Stony Brook University’s College of Arts and Sciences conferred its first endowed chair in American history on Friday, November 9, as Paul Kelton was officially appointed the inaugural Robert David Lion Gardiner Endowed Chair in American History at a ceremony held in the Charles B. Wang Center.
The Chair, endowed by the Robert David Lion Gardiner Foundation of Hampton Bays, NY, enables the University to recognize a world-class educator and scholar, with Kelton, a widely respected scholar in indigenous North American and Colonial history, as the inaugural recipient.
“We value our long-standing partnership with the Gardiner Foundation,” said Stony Brook University President Samuel L. Stanley Jr., addressing representatives from the Foundation in attendance. “Your support of the study of history at Stony Brook University and your foundation’s mission of educating, cultivating and promoting the history of New York help provide context and meaning through which we can process, plan and seek to create our future as individuals, organizations, communities and society.”

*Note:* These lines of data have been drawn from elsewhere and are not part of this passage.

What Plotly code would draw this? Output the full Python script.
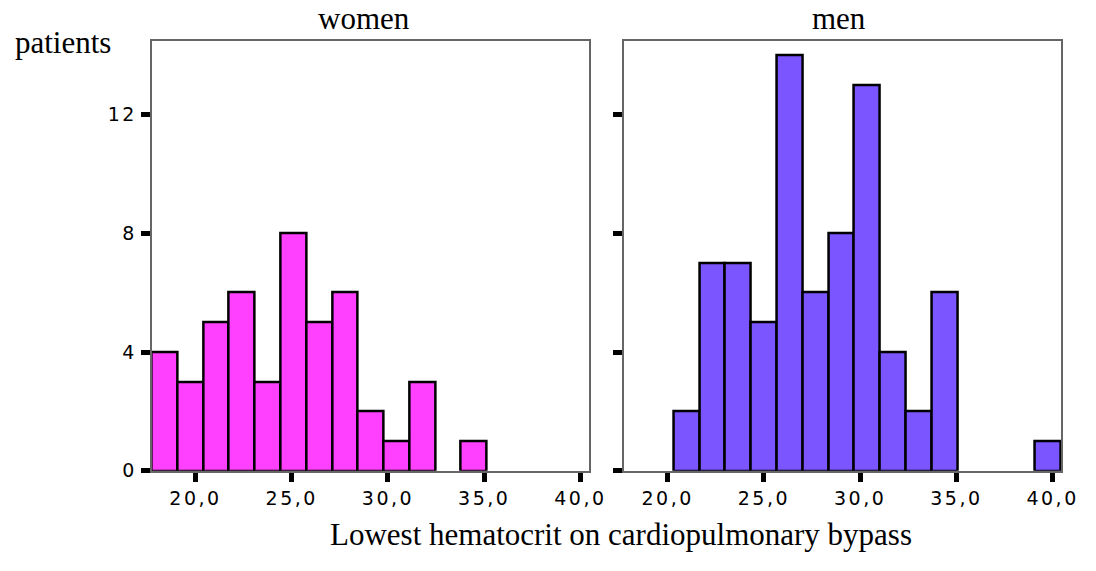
import plotly.graph_objects as go

# ---- data ----
bin_width = 1.34
women_first_edge = 17.72
women_counts = [4, 3, 5, 6, 3, 8, 5, 6, 2, 1, 3, 0, 1]
men_first_edge = 20.31
men_counts = [2, 7, 7, 5, 14, 6, 8, 13, 4, 2, 6, 0, 0, 0, 1]

x_tickvals = [20, 25, 30, 35, 40]
x_ticktext = ["20,0", "25,0", "30,0", "35,0", "40,0"]
y_tickvals = [0, 4, 8, 12]
y_ticktext = ["0", "4", "8", "12"]

women_color = "#ff40ff"
men_color = "#7b55ff"

W, H = 1096, 571


def centers(first_edge, counts):
    return [first_edge + bin_width * (i + 0.5) for i in range(len(counts))]


def heights(counts):
    # empty bins are not drawn at all
    return [c if c else None for c in counts]


fig = go.Figure()
fig.add_trace(go.Bar(
    x=centers(women_first_edge, women_counts), y=heights(women_counts), width=bin_width,
    marker=dict(color=women_color, line=dict(color="black", width=2.5)),
    xaxis="x", yaxis="y", showlegend=False, hoverinfo="x+y"))
fig.add_trace(go.Bar(
    x=centers(men_first_edge, men_counts), y=heights(men_counts), width=bin_width,
    marker=dict(color=men_color, line=dict(color="black", width=2.5)),
    xaxis="x2", yaxis="y2", showlegend=False, hoverinfo="x+y"))

tickfont = dict(family="DejaVu Sans", size=19, color="black")
frame = dict(showline=True, linecolor="#666666", linewidth=2, mirror=True,
             showgrid=False, zeroline=False, ticks="outside", ticklen=9,
             tickwidth=5, tickcolor="black", tickfont=tickfont)

ydom = [1 - 480 / H, 1 - 42 / H]
fig.update_layout(
    width=W, height=H, margin=dict(l=0, r=0, t=0, b=0),
    paper_bgcolor="white", plot_bgcolor="white", bargap=0,
    xaxis=dict(domain=[153.3 / W, 596 / W], range=[17.72, 40.47],
               tickvals=x_tickvals, ticktext=x_ticktext, anchor="y", **frame),
    yaxis=dict(domain=ydom, range=[0, 14.47], tickvals=y_tickvals,
               ticktext=y_ticktext, anchor="x", **frame),
    xaxis2=dict(domain=[630.7 / W, 1073 / W], range=[17.72, 40.45],
                tickvals=x_tickvals, ticktext=x_ticktext, anchor="y2", **frame),
    yaxis2=dict(domain=ydom, range=[0, 14.47], tickvals=y_tickvals,
                showticklabels=False, anchor="x2", **frame),
)

serif = dict(family="Liberation Serif", size=31, color="black")
ann = [
    dict(text="patients", x=13 / W, y=1 - 43 / H, xanchor="left", yanchor="middle"),
    dict(text="women", x=368 / W, y=1 - 18.5 / H, xanchor="center", yanchor="middle"),
    dict(text="men", x=848 / W, y=1 - 18.5 / H, xanchor="center", yanchor="middle"),
    dict(text="Lowest hematocrit on cardiopulmonary bypass", x=331.5 / W,
         y=1 - 545 / H, xanchor="left", yanchor="middle"),
]
for a in ann:
    fig.add_annotation(xref="paper", yref="paper", showarrow=False, font=serif, **a)

# the original tick labels are set with a little extra letter spacing
post = """
document.querySelectorAll('.xtick text, .x2tick text, .ytick text').forEach(function(t){
  t.style.letterSpacing = '2.5px';
});
"""
fig.write_html("out.html", post_script=post)
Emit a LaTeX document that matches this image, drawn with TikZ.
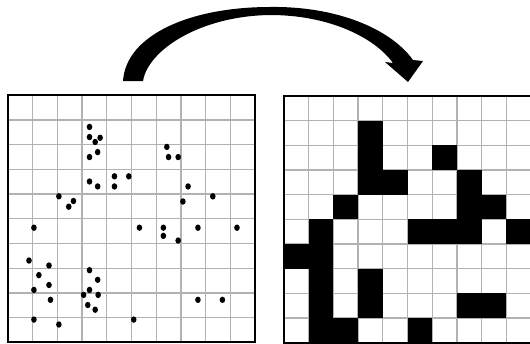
\documentclass[tikz,border=0pt]{standalone}
\usepackage{tikz}

\begin{document}
\begin{tikzpicture}[x=1pt, y=-1pt,
    gridline/.style={draw=gray!60, line width=1.3pt},
    border/.style={draw=black, line width=2pt},
    dot/.style={fill=black},
    cell/.style={fill=black}]
  \useasboundingbox (0,0) rectangle (530,343);

  % scattered points
  \begin{scope}[xshift=8pt, yshift=-95.3pt, x=24.7pt, y=-24.7pt]
    \foreach \i in {1,...,9} {
      \draw[gridline] (\i,0) -- (\i,10);
      \draw[gridline] (0,\i) -- (10,\i);
    }
    \draw[border] (0,0) rectangle (10,10);
    \foreach \u/\v in {3.30/1.28, 3.30/1.69, 3.73/1.72, 3.53/1.89, 3.63/2.30, 3.30/2.50,
        6.43/2.09, 6.50/2.50, 6.89/2.50, 4.31/3.28, 4.89/3.28, 4.31/3.69,
        3.30/3.49, 3.63/3.69, 7.29/3.69, 2.06/4.09, 2.65/4.28, 2.46/4.51,
        7.08/4.30, 8.29/4.09, 1.05/5.36, 5.32/5.36, 6.29/5.36, 7.69/5.36,
        9.27/5.36, 6.29/5.69, 6.89/5.88, 0.85/6.69, 1.66/6.89, 3.30/7.08,
        1.25/7.28, 3.63/7.47, 1.66/7.68, 1.05/7.88, 3.30/7.88, 3.06/8.08,
        3.65/8.08, 1.72/8.28, 3.23/8.49, 3.53/8.68, 7.69/8.28, 8.68/8.28,
        1.05/9.08, 2.06/9.28, 5.09/9.08}
      \fill[dot] (\u,\v) circle[x radius=2.8pt, y radius=3.2pt];
  \end{scope}

  % occupied cells
  \begin{scope}[xshift=284pt, yshift=-95.8pt, x=24.7pt, y=-24.7pt]
    \foreach \i in {1,...,9} {
      \draw[gridline] (\i,0) -- (\i,10);
      \draw[gridline] (0,\i) -- (10,\i);
    }
    \foreach \c/\r in {3/1, 3/2, 6/2, 3/3, 4/3, 7/3, 2/4, 7/4, 8/4,
        1/5, 5/5, 6/5, 7/5, 9/5, 0/6, 1/6, 1/7, 3/7,
        1/8, 3/8, 7/8, 8/8, 1/9, 2/9, 5/9}
      \fill[cell] (\c,\r) rectangle ++(1,1);
    \draw[border] (0,0) rectangle (10,10);
  \end{scope}

  % curved arrow
  \fill (123,81) .. controls (126,35) and (190,7) .. (270,7)
        .. controls (335,6) and (390,28) .. (413,60)
        -- (423,61) -- (408,82) -- (385,62) -- (393,63)
        .. controls (375,38) and (330,15) .. (270,15)
        .. controls (200,16) and (148,50) .. (143,81) -- cycle;
\end{tikzpicture}
\end{document}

Kelton joined the University in 2017 after 16 years at the University of Kansas, where he established a highly regarded indigenous studies program. His scholarly work is widely credited with bringing indigenous history and medical history into dialogue. He is the author of two books, Epidemics and Enslavement and Cherokee Medicine, Colonial Germs, both of which examine the biological processes involved in the European takeover of the Americas.
“Why do we do this thing called history?” Kelton asked in his keynote remarks. “We do it to find analogies that we can learn by. What is happening today may be similar to what has happened in the past. History may not repeat itself, but it has often been said that it certainly rhymes. The rhythms of the past can thus point us in the present to make better choices for our future.
“We believe that the study of history enhances empathy. Human experience in the past has been one of struggles and hardships, as well as accomplishments and heroic deeds. This is the humanistic side of history: to see ourselves as part of a larger human story, one that is often painful and regrettable, but one that encourages us to respect human dignity and work for justice in our own world.”
As Kelton continues his study of history, he has found a nurturing environment and generous supporters, and is excited about where his scholarship may lead at Stony Brook.
“I have to say that choosing to come to Stony Brook University is the best career decision I could have made,” Kelton said.
And, while Kelton has already been a welcome addition to the University, his formal investiture marked a key moment for the College of Arts and Sciences.
“This is a particularly meaningful day for our College’s History Department,” said Nicole Sampson, interim dean of the College of Arts and Sciences. “It is our first endowed Chair in History and a new start in a wonderful relationship with a premier Foundation whose mission is to advance New York and Long Island History.”
In his remarks, the Honorable Peter Fox Cohalan — a trustee of the Gardiner Foundation and a retired justice of the Suffolk County Supreme Court — expressed pride in the Foundation’s continued relationship with Stony Brook and the collaboration that brought a scholar of Kelton’s stature to the University.
“Mr. Gardiner wished to increase the knowledge of the culture, the artistic endeavors, and the historical traditions of our societal heritage,” Cohalan said. “It is only fit, natural, and just that the Gardiner Foundation should be working with Stony Brook University, a preeminent school of learning in the State of New York, in this regard.”